L’onda globale di protesta della Gen Z e la Flotilla svelano il salto mortale tra l’agire e l’urlare. I governanti sono scossi, ma il danno arrecato al “negotium” quotidiano solleva il dubbio tragico: la voce ha vinto sull’azione, ma a quale prezzo per la collettività?
Lo Zeitgeist scuote i palazzi, ma non li abbatte
Giorgia Meloni attacca la piazza e la Flotilla, ma il suo tentativo di relegare la protesta al rango di “violenza organizzata” o “strumentalità” suona stanco. Il fatto è che un’ondata non solo italiana, ma planetaria di rabbia sta scuotendo lo Zeitgeist, lo spirito del tempo. Non sono solo i cortei contro il genocidio, ma la rivolta globale della Gen Z – da Marrakesh a Kathmandu – contro “l’invecchiamento dei leader, la corruzione, la disoccupazione, le disparità di reddito.”
I governanti, dall’Italia al Marocco, sono scossi. Sono costretti a confrontarsi con una generazione che usa TikTok e Discord come luoghi di incontro e che rivendica “lavoro, diritti, dignità” con una rabbia armata di smartphone. Meloni è costretta a dire di avere “grande rispetto per le persone scese in piazza,” nonostante gli idranti di Bologna tentino di disperdere il disagio. Questo rispetto di facciata è il tributo che il potere paga alla risonanza della protesta; un segnale che lo spirito del tempo è cambiato, anche se il potere non è ancora caduto.
Il tracollo di Otium e Negotium
L’essenza più drammatica di questa ondata di mobilitazione risiede nell’annullamento della distinzione tra otium (il tempo libero, lo studio, la contemplazione) e negotium (il lavoro, l’azione politica vera, il commercio).
La protesta è diventata un’attività a sé stante, una sorta di professione, il “senso del purchessia” che unisce cause diversissime. Per la Gen Z, che lotta contro “salari bassi e inflazione crescente,” e per i manifestanti della Flotilla, il cui obiettivo primario era la “rottura del blocco navale israeliano,” la contestazione è il metodo e l’azione politica è l’atto di urlare.
Si fa meno fatica ad urlare o a zappare? Il quesito è crudele. La protesta sui social, la marcia chilometrica che blocca il traffico (come in Serbia o in Italia), è un atto di potere della voce che è immediato e visibile, ma la cui azione è ininfluente sui meccanismi di potere e sull’economia reale. L’urlo è il succedaneo della zappa – il duro lavoro di costruire alternative politiche, di negoziare, di riformare le istituzioni.
La Nuova Nobiltà delle Piazze: onore e danno
Emergono così due categorie antitetiche: la “nuova nobiltà delle piazze” e la collettività che lavora.
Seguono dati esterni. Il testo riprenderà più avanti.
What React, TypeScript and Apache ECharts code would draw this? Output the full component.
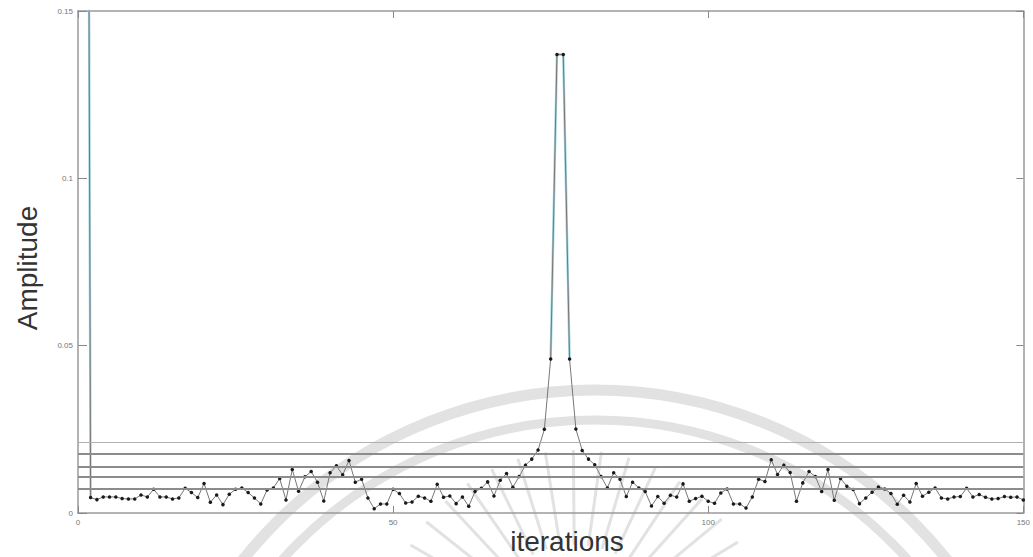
import React, { useEffect, useRef } from "react";
import * as echarts from "echarts";

// iteration index 1..150
const iterations: number[] = Array.from({ length: 150 }, (_, k) => k + 1);

// amplitude (iteration 1 runs far above the axis and is clipped)
const amplitude: number[] = [
  0.6, 0.0046, 0.004, 0.0048, 0.0048, 0.0048, 0.0043, 0.0042, 0.0042, 0.0054,
  0.0048, 0.0071, 0.0048, 0.0048, 0.0042, 0.0045, 0.0074, 0.0061, 0.0046, 0.0088,
  0.0032, 0.0054, 0.0025, 0.0056, 0.0071, 0.0075, 0.0061, 0.0045, 0.0027, 0.0069,
  0.0075, 0.0103, 0.0039, 0.013, 0.0065, 0.0108, 0.0124, 0.0092, 0.0036, 0.012,
  0.0141, 0.0114, 0.0157, 0.0092, 0.0101, 0.0045, 0.0013, 0.0027, 0.0027, 0.0071,
  0.0058, 0.003, 0.0033, 0.005, 0.0045, 0.0035, 0.0086, 0.0047, 0.0051, 0.0028,
  0.0048, 0.002, 0.0064, 0.0074, 0.0093, 0.0051, 0.0098, 0.0118, 0.0077, 0.0109,
  0.0143, 0.0161, 0.0188, 0.025, 0.046, 0.137, 0.137, 0.046, 0.0251, 0.0187,
  0.0161, 0.0144, 0.0109, 0.0075, 0.012, 0.0101, 0.0049, 0.0092, 0.0075, 0.0064,
  0.0021, 0.0049, 0.0029, 0.0053, 0.0048, 0.0087, 0.0035, 0.0043, 0.005, 0.0035,
  0.0029, 0.006, 0.0072, 0.0027, 0.0027, 0.0015, 0.0048, 0.0101, 0.0094, 0.0159,
  0.0115, 0.0143, 0.0121, 0.0035, 0.009, 0.0124, 0.0109, 0.0064, 0.013, 0.0038,
  0.0103, 0.008, 0.007, 0.0028, 0.0045, 0.0062, 0.0078, 0.0072, 0.0058, 0.0026,
  0.0053, 0.0033, 0.0088, 0.005, 0.0062, 0.0075, 0.0045, 0.0042, 0.0048, 0.0049,
  0.0074, 0.0048, 0.0055, 0.0047, 0.0042, 0.0043, 0.0049, 0.0047, 0.0048, 0.0039,
];

// horizontal reference levels
const levels: number[] = [0.0212, 0.0176, 0.0138, 0.0108, 0.0072];

// iteration ranges where the trace shows a blue fringe (steep parts)
const steepRanges: [number, number][] = [[1, 2], [75, 78]];

const xTicks = { min: 0, max: 150, interval: 50 };
const yTicks = { min: 0, max: 0.15, interval: 0.05 };

export default function App() {
  const ref = useRef<HTMLDivElement>(null);

  useEffect(() => {
    if (!ref.current) return;
    const chart = echarts.init(ref.current, undefined, { renderer: "svg" });

    const points = iterations.map((it, k) => [it, amplitude[k]]);
    const steep = iterations.map((it, k) =>
      steepRanges.some(([a, b]) => it >= a && it <= b) ? [it, amplitude[k]] : [it, null]
    );

    const axisColor = "#9a9a9a";
    const labelStyle = { fontSize: 8, color: "#777", fontFamily: "Liberation Sans, Arial, sans-serif" };

    // watermark (decoration)
    const wmColor = "#e2e2e2";
    const cx = 595, cy = 840;
    const rays: any[] = [];
    const rc = { x: 575, y: 640 };
    for (let k = 0; k < 15; k++) {
      const ang = (-150 + k * 8.5) * Math.PI / 180;
      rays.push({
        type: "line",
        silent: true,
        z: -1,
        shape: {
          x1: rc.x + Math.cos(ang) * 95,
          y1: rc.y + Math.sin(ang) * 95,
          x2: rc.x + Math.cos(ang) * 190,
          y2: rc.y + Math.sin(ang) * 190,
        },
        style: { stroke: wmColor, lineWidth: 3 },
      });
    }

    chart.setOption({
      animation: false,
      backgroundColor: "#ffffff",
      grid: { left: 78, right: 2, top: 11, bottom: 44 },
      xAxis: [
        {
          type: "value",
          ...xTicks,
          axisLine: { show: true, onZero: false, lineStyle: { color: axisColor, width: 1.5 } },
          axisTick: { show: true, inside: true, length: 7, lineStyle: { color: "#888" } },
          axisLabel: { ...labelStyle, margin: 5 },
          splitLine: { show: false },
        },
        {
          type: "value",
          position: "top",
          ...xTicks,
          axisLine: { show: true, onZero: false, lineStyle: { color: axisColor, width: 1.5 } },
          axisTick: { show: true, inside: true, length: 7, lineStyle: { color: "#888" } },
          axisLabel: { show: false },
          splitLine: { show: false },
        },
      ],
      yAxis: [
        {
          type: "value",
          ...yTicks,
          axisLine: { show: true, onZero: false, lineStyle: { color: axisColor, width: 1.5 } },
          axisTick: { show: true, inside: true, length: 9, lineStyle: { color: "#888" } },
          axisLabel: { ...labelStyle, margin: 5 },
          splitLine: { show: false },
        },
        {
          type: "value",
          position: "right",
          ...yTicks,
          axisLine: { show: true, onZero: false, lineStyle: { color: axisColor, width: 1.5 } },
          axisTick: { show: true, inside: true, length: 7, lineStyle: { color: "#888" } },
          axisLabel: { show: false },
          splitLine: { show: false },
        },
      ],
      graphic: [
        {
          type: "arc",
          silent: true,
          z: -1,
          shape: { cx, cy, r: 450, startAngle: Math.PI, endAngle: 2 * Math.PI },
          style: { stroke: wmColor, lineWidth: 11, fill: "none" },
        },
        {
          type: "arc",
          silent: true,
          z: -1,
          shape: { cx, cy, r: 420, startAngle: Math.PI, endAngle: 2 * Math.PI },
          style: { stroke: wmColor, lineWidth: 9, fill: "none" },
        },
        ...rays,
        {
          type: "text",
          silent: true,
          rotation: Math.PI / 2,
          x: 27,
          y: 268,
          style: {
            text: "Amplitude",
            fontSize: 28,
            fill: "#333",
            align: "center",
            verticalAlign: "middle",
            fontFamily: "Liberation Sans, Arial, sans-serif",
          },
        },
        {
          type: "text",
          silent: true,
          x: 567,
          y: 541,
          style: {
            text: "iterations",
            fontSize: 28,
            fill: "#333",
            align: "center",
            verticalAlign: "middle",
            fontFamily: "Liberation Sans, Arial, sans-serif",
          },
        },
      ],
      series: [
        {
          name: "steep",
          type: "line",
          data: steep,
          connectNulls: false,
          showSymbol: false,
          symbol: "none",
          silent: true,
          z: 2,
          lineStyle: { color: "#9fd3df", width: 2.4 },
        },
        {
          name: "amplitude",
          type: "line",
          data: points,
          symbol: "circle",
          symbolSize: 3.5,
          showSymbol: true,
          silent: true,
          z: 3,
          itemStyle: { color: "#1a1a1a" },
          lineStyle: { color: "#777", width: 1 },
          markLine: {
            silent: true,
            symbol: "none",
            precision: 4,
            label: { show: false },
            data: levels.map((v, k) => ({
              yAxis: v,
              lineStyle: {
                color: k === 0 ? "#b0b0b0" : "#8c8c8c",
                width: k === 0 ? 1 : 1.8,
                type: "solid",
              },
            })),
          },
        },
      ],
    });

    return () => chart.dispose();
  }, []);

  return (
    <div
      ref={ref}
      style={{ position: "absolute", left: 0, top: 0, width: 1033, height: 557 }}
    />
  );
}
La nuova nobiltà è composta da coloro che, per la nobiltà di una causa (lotta al genocidio, giustizia sociale, lotta alla corruzione), si sentono moralmente autorizzati a bloccare le arterie del Paese. L’assalto emotivo della piazza offre un senso di appartenenza e di azione immediato, un potere della voce amplificato dai social media.
Ma a quale prezzo?
“Per la nobiltà di una causa, arrecare danno alla collettività che lavora per mantenere anche chi invade la piazza?”
La Meloni, pur strumentalmente, solleva un punto tragico: il blocco dei servizi (scioperi), il blocco delle strade (manifestazioni), il rischio di dare un “alibi” agli avversari politici. L’attivista della Flotilla, rifiutando le 2300 tonnellate di aiuti ufficiali per perseguire la “rottura del blocco,” ha anteposto il simbolo (la voce) al risultato materiale (l’aiuto).
Guardando ai risultati di analoghi fenomeni del passato (come le Primavere Arabe, nate sui social e degenerate), il rischio è che il senso nel presente – l’esplosione emotiva, l’urlo liberatorio – si traduca nell’inutilità nel futuro. L’onda “rischia di trasformare il divario generazionale in divario politico, travolgendo modelli e sistemi sociali” ma senza offrire un’alternativa concreta. L’azione si esaurisce nell’evento; il danno arrecato alla collettività che “zappa” (lavora) non è funzionale alla costruzione di una classe dirigente alternativa, ma alimenta solo la rabbia e il cinismo.
La piazza è la tragedia contemporanea dell’azione mancata: l’urlo è potente, la mobilitazione permanente (presidi contro l’abbordaggio), ma l’effetto è un’interferenza emotiva che fa tremare le élite senza rovesciarle, lasciando solo un sedimento di stanchezza in chi, domani mattina, dovrà comunque “zappare” per far ripartire la macchina.